On display are more than 2,000 items related to shishimai – the lion dance – that museum operator Yuichi Takahashi, 70, has collected from across the nation and abroad over 40 years.
In 1988 Takahashi opened a small shishi exhibition space in his reception room, and then the museum behind his house in 1993.
Shishi is a lion, the king of beasts. In ancient Eastern civilisations, lions were considered guardian deities, but they were also harmful animals that attacked livestock. 

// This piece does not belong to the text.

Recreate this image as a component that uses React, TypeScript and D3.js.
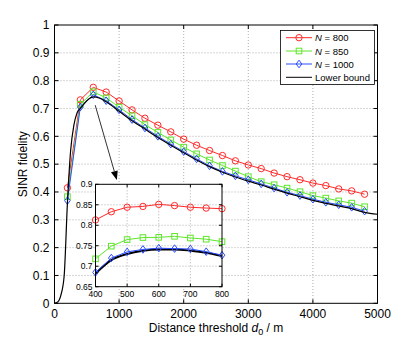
import React, { useEffect, useRef } from "react";
import * as d3 from "d3";

// main curves, sampled every 200 m
const distances = [200, 400, 600, 800, 1000, 1200, 1400, 1600, 1800, 2000, 2200, 2400,
  2600, 2800, 3000, 3200, 3400, 3600, 3800, 4000, 4200, 4400, 4600, 4800];
const n800 = [0.415, 0.731, 0.776, 0.759, 0.727, 0.695, 0.665, 0.640, 0.616, 0.590, 0.568, 0.549,
  0.531, 0.512, 0.497, 0.484, 0.468, 0.455, 0.444, 0.432, 0.423, 0.411, 0.404, 0.392];
const n850 = [0.383, 0.715, 0.760, 0.738, 0.705, 0.674, 0.642, 0.614, 0.587, 0.561, 0.537, 0.515,
  0.495, 0.475, 0.455, 0.437, 0.426, 0.414, 0.401, 0.387, 0.378, 0.368, 0.360, 0.347];
const n1000 = [0.369, 0.705, 0.749, 0.728, 0.695, 0.660, 0.630, 0.600, 0.572, 0.545, 0.519, 0.494,
  0.474, 0.458, 0.4435, 0.429, 0.414, 0.399, 0.387, 0.374, 0.363, 0.354, 0.345, 0.331];

// lower bound is a continuous curve
const boundDistances = [0, 50, 100, 150, 200, 250, 300, 350, 400, 500, 600, 700, 800, 1000, 1200,
  1400, 1600, 1800, 2000, 2200, 2400, 2600, 2800, 3000, 3200, 3400, 3600, 3800, 4000, 4200,
  4400, 4600, 4800, 5000];
const lowerBound = [0, 0.005, 0.03, 0.1, 0.36, 0.55, 0.64, 0.685, 0.70, 0.728, 0.742, 0.737, 0.724,
  0.690, 0.656, 0.626, 0.596, 0.568, 0.541, 0.515, 0.491, 0.471, 0.454, 0.439, 0.425, 0.410,
  0.396, 0.383, 0.370, 0.359, 0.350, 0.340, 0.327, 0.320];

// zoomed inset
const zoomDistances = [400, 450, 500, 550, 600, 650, 700, 750, 800];
const zoomN800 = [0.813, 0.833, 0.844, 0.846, 0.851, 0.848, 0.844, 0.842, 0.8405];
const zoomN850 = [0.718, 0.749, 0.765, 0.770, 0.7705, 0.773, 0.769, 0.766, 0.760];
const zoomN1000 = [0.685, 0.720, 0.735, 0.741, 0.744, 0.743, 0.742, 0.7355, 0.727];
const zoomBound = [0.682, 0.715, 0.730, 0.738, 0.741, 0.741, 0.738, 0.733, 0.725];

const xTicks = [0, 1000, 2000, 3000, 4000, 5000];
const yTicks = [0, 0.1, 0.2, 0.3, 0.4, 0.5, 0.6, 0.7, 0.8, 0.9, 1];
const zoomXTicks = [400, 500, 600, 700, 800];
const zoomYTicks = [0.65, 0.7, 0.75, 0.8, 0.85, 0.9];
const legendNs = ["800", "850", "1000"];

// arrow from the peak down to the inset (data coords)
const arrowFrom = [630, 0.712];
const arrowTo = [965, 0.443];

const FONT = "'Liberation Sans', Arial, Helvetica, sans-serif";
const colours = ["#ff2a2a", "#5ee62a", "#2a4cff"];
const markers = ["circle", "square", "diamond"];

function drawMarker(g, kind, x, y, colour) {
  if (kind === "circle") {
    g.append("circle").attr("cx", x).attr("cy", y).attr("r", 3.2)
      .attr("fill", "none").attr("stroke", colour).attr("stroke-width", 1);
  } else if (kind === "square") {
    g.append("rect").attr("x", x - 2.8).attr("y", y - 2.8).attr("width", 5.6).attr("height", 5.6)
      .attr("fill", "none").attr("stroke", colour).attr("stroke-width", 1);
  } else {
    g.append("path").attr("d", `M${x},${y - 3.8}L${x + 2.8},${y}L${x},${y + 3.8}L${x - 2.8},${y}Z`)
      .attr("fill", "none").attr("stroke", colour).attr("stroke-width", 1);
  }
}

function chart(svgEl) {
  const svg = d3.select(svgEl);
  svg.selectAll("*").remove();

  const box = { left: 54.5, right: 377.5, top: 25, bottom: 303.3 };
  const x = d3.scaleLinear().domain([0, 5000]).range([box.left, box.right]);
  const y = d3.scaleLinear().domain([0, 1]).range([box.bottom, box.top]);

  const grid = svg.append("g").attr("stroke", "#9a9a9a").attr("stroke-width", 0.8)
    .attr("stroke-dasharray", "1,2");
  xTicks.slice(1, -1).forEach(t => {
    grid.append("line").attr("x1", x(t)).attr("x2", x(t)).attr("y1", box.top).attr("y2", box.bottom);
  });
  yTicks.slice(1, -1).forEach(t => {
    grid.append("line").attr("x1", box.left).attr("x2", box.right).attr("y1", y(t)).attr("y2", y(t));
  });

  // ticks, inward on all four sides
  const ticks = svg.append("g").attr("stroke", "#000").attr("stroke-width", 1);
  xTicks.forEach(t => {
    ticks.append("line").attr("x1", x(t)).attr("x2", x(t)).attr("y1", box.bottom).attr("y2", box.bottom - 4);
    ticks.append("line").attr("x1", x(t)).attr("x2", x(t)).attr("y1", box.top).attr("y2", box.top + 4);
  });
  yTicks.forEach(t => {
    ticks.append("line").attr("x1", box.left).attr("x2", box.left + 4).attr("y1", y(t)).attr("y2", y(t));
    ticks.append("line").attr("x1", box.right).attr("x2", box.right - 4).attr("y1", y(t)).attr("y2", y(t));
  });

  const labels = svg.append("g").attr("font-family", FONT).attr("font-size", 12).attr("fill", "#000");
  xTicks.forEach(t => {
    labels.append("text").attr("x", x(t)).attr("y", box.bottom + 15).attr("text-anchor", "middle").text(t);
  });
  yTicks.forEach(t => {
    labels.append("text").attr("x", box.left - 5).attr("y", y(t) + 4.3).attr("text-anchor", "end").text(t);
  });

  const xl = labels.append("text").attr("x", (box.left + box.right) / 2).attr("y", box.bottom + 29)
    .attr("text-anchor", "middle");
  xl.append("tspan").text("Distance threshold ");
  xl.append("tspan").attr("font-style", "italic").text("d");
  xl.append("tspan").attr("font-size", 9).attr("dy", 3).text("0");
  xl.append("tspan").attr("dy", -3).text(" / m");

  labels.append("text").attr("transform", `translate(27,${(box.top + box.bottom) / 2}) rotate(-90)`)
    .attr("text-anchor", "middle").text("SINR fidelity");

  // curves
  const series = [n800, n850, n1000];
  const line = d3.line().x(d => x(d[0])).y(d => y(d[1]));
  series.forEach((vals, i) => {
    const pts = distances.map((d, k) => [d, vals[k]]);
    svg.append("path").attr("d", line(pts)).attr("fill", "none")
      .attr("stroke", colours[i]).attr("stroke-width", 1);
    const mg = svg.append("g");
    pts.forEach(p => drawMarker(mg, markers[i], x(p[0]), y(p[1]), colours[i]));
  });
  svg.append("path")
    .attr("d", d3.line().x(d => x(d[0])).y(d => y(d[1])).curve(d3.curveMonotoneX)(boundDistances.map((d, k) => [d, lowerBound[k]])))
    .attr("fill", "none").attr("stroke", "#000").attr("stroke-width", 1.2);

  svg.append("rect").attr("x", box.left).attr("y", box.top)
    .attr("width", box.right - box.left).attr("height", box.bottom - box.top)
    .attr("fill", "none").attr("stroke", "#000").attr("stroke-width", 1);

  // arrow
  const ax1 = x(arrowFrom[0]), ay1 = y(arrowFrom[1]);
  const ax2 = x(arrowTo[0]), ay2 = y(arrowTo[1]);
  const ang = Math.atan2(ay2 - ay1, ax2 - ax1);
  const hl = 9, hw = 3.5;
  const bx = ax2 - hl * Math.cos(ang), by = ay2 - hl * Math.sin(ang);
  svg.append("line").attr("x1", ax1).attr("y1", ay1).attr("x2", bx).attr("y2", by)
    .attr("stroke", "#333").attr("stroke-width", 1);
  svg.append("path")
    .attr("d", `M${ax2},${ay2}L${bx + hw * Math.sin(ang)},${by - hw * Math.cos(ang)}L${bx - hw * Math.sin(ang)},${by + hw * Math.cos(ang)}Z`)
    .attr("fill", "#000");

  // inset
  const ib = { left: 95.5, right: 222, top: 184.3, bottom: 286.7 };
  const zx = d3.scaleLinear().domain([400, 800]).range([ib.left, ib.right]);
  const zy = d3.scaleLinear().domain([0.65, 0.9]).range([ib.bottom, ib.top]);
  const inset = svg.append("g");
  inset.append("rect").attr("x", ib.left).attr("y", ib.top)
    .attr("width", ib.right - ib.left).attr("height", ib.bottom - ib.top).attr("fill", "#fff");
  const zgrid = inset.append("g").attr("stroke", "#9a9a9a").attr("stroke-width", 0.8)
    .attr("stroke-dasharray", "1,2");
  zoomXTicks.slice(1, -1).forEach(t => {
    zgrid.append("line").attr("x1", zx(t)).attr("x2", zx(t)).attr("y1", ib.top).attr("y2", ib.bottom);
  });
  zoomYTicks.slice(1, -1).forEach(t => {
    zgrid.append("line").attr("x1", ib.left).attr("x2", ib.right).attr("y1", zy(t)).attr("y2", zy(t));
  });
  const zt = inset.append("g").attr("stroke", "#000").attr("stroke-width", 1);
  zoomXTicks.forEach(t => {
    zt.append("line").attr("x1", zx(t)).attr("x2", zx(t)).attr("y1", ib.bottom).attr("y2", ib.bottom - 3);
    zt.append("line").attr("x1", zx(t)).attr("x2", zx(t)).attr("y1", ib.top).attr("y2", ib.top + 3);
  });
  zoomYTicks.forEach(t => {
    zt.append("line").attr("x1", ib.left).attr("x2", ib.left + 3).attr("y1", zy(t)).attr("y2", zy(t));
    zt.append("line").attr("x1", ib.right).attr("x2", ib.right - 3).attr("y1", zy(t)).attr("y2", zy(t));
  });
  const zl = inset.append("g").attr("font-family", FONT).attr("font-size", 8.5).attr("fill", "#000");
  zoomXTicks.forEach(t => {
    zl.append("text").attr("x", zx(t)).attr("y", ib.bottom + 10).attr("text-anchor", "middle").text(t);
  });
  zoomYTicks.forEach(t => {
    zl.append("text").attr("x", ib.left - 3).attr("y", zy(t) + 3).attr("text-anchor", "end").text(t);
  });
  const zline = d3.line().x(d => zx(d[0])).y(d => zy(d[1]));
  inset.append("path").attr("d", d3.line().x(d => zx(d[0])).y(d => zy(d[1])).curve(d3.curveMonotoneX)(zoomDistances.map((d, k) => [d, zoomBound[k]])))
    .attr("fill", "none").attr("stroke", "#000").attr("stroke-width", 2);
  [zoomN800, zoomN850, zoomN1000].forEach((vals, i) => {
    const pts = zoomDistances.map((d, k) => [d, vals[k]]);
    inset.append("path").attr("d", zline(pts)).attr("fill", "none")
      .attr("stroke", colours[i]).attr("stroke-width", 1);
    const mg = inset.append("g");
    pts.forEach(p => drawMarker(mg, markers[i], zx(p[0]), zy(p[1]), colours[i]));
  });
  inset.append("rect").attr("x", ib.left).attr("y", ib.top)
    .attr("width", ib.right - ib.left).attr("height", ib.bottom - ib.top)
    .attr("fill", "none").attr("stroke", "#000").attr("stroke-width", 1);

  // legend
  const lg = svg.append("g");
  lg.append("rect").attr("x", 280.5).attr("y", 30.5).attr("width", 94).attr("height", 54)
    .attr("fill", "#fff").attr("stroke", "#000").attr("stroke-width", 0.8);
  const rowY = [37.7, 51, 64, 77.3];
  legendNs.forEach((n, i) => {
    lg.append("line").attr("x1", 286).attr("x2", 312).attr("y1", rowY[i]).attr("y2", rowY[i])
      .attr("stroke", colours[i]).attr("stroke-width", 1);
    drawMarker(lg, markers[i], 299, rowY[i], colours[i]);
    const t = lg.append("text").attr("x", 315).attr("y", rowY[i] + 3.5)
      .attr("font-family", FONT).attr("font-size", 9.5);
    t.append("tspan").attr("font-style", "italic").text("N");
    t.append("tspan").text(` = ${n}`);
  });
  lg.append("line").attr("x1", 286).attr("x2", 312).attr("y1", rowY[3]).attr("y2", rowY[3])
    .attr("stroke", "#000").attr("stroke-width", 1);
  lg.append("text").attr("x", 315).attr("y", rowY[3] + 3.5)
    .attr("font-family", FONT).attr("font-size", 9.5).text("Lower bound");
}

export default function App() {
  const ref = useRef(null);
  useEffect(() => {
    chart(ref.current);
  }, []);
  return (
    <svg ref={ref} width={417} height={342}
      style={{ position: "absolute", left: 0, top: 0, background: "#fff" }} />
  );
}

Where the lion guardians roam

Shishi used in Bhutan masked dance
Yomiuri Shimbun

Shishimai may have originated from a depiction of the defeat of a wild lion.
The notion of the lion was introduced to East Asia, where lions did not exist, and records show that shishimai was being performed in China by the third century at the latest. 
In Japan, shishimai was part of gigaku dance and music shows common in the 600s.
According to Takahashi, shishimai is performed at about 7,500 locations in all 47 prefectures, celebrating the guardian deity of each community.
Typically, the mock lion walks around the area conducting a purification ritual. However, the number of people involved in the dance and the design of the shishi vary from region to region.
For example, a lion’s head displayed at the museum, from the Haramamuro district in Konosu, also in Saitama Prefecture, is a shiny blue and white. From the head stream the tail feathers of long-tailed chickens, the Totenko red crower and Tomaru black crower.
You can also see various foreign shishi Takahashi has collected. Colourful lion heads, all with different faces, come from the Himalayan kingdom of Bhutan, a gift from a group that came to Japan in 2007.
Shishi is called “Simha” in India and “Singha” in Thailand. It’s no coincidence that the sounds are similar.
“Shishimai in Japan is based on a simple belief, not a specific religion or sect,” Takahashi says. “There may be a guardian deity in your town that is rooted in the area.”
  

DANCING LIKE A LION
>> The private Shishi Museum is in Shiraoka, Saitama Prefecture. 
>> Reservations are required to visit.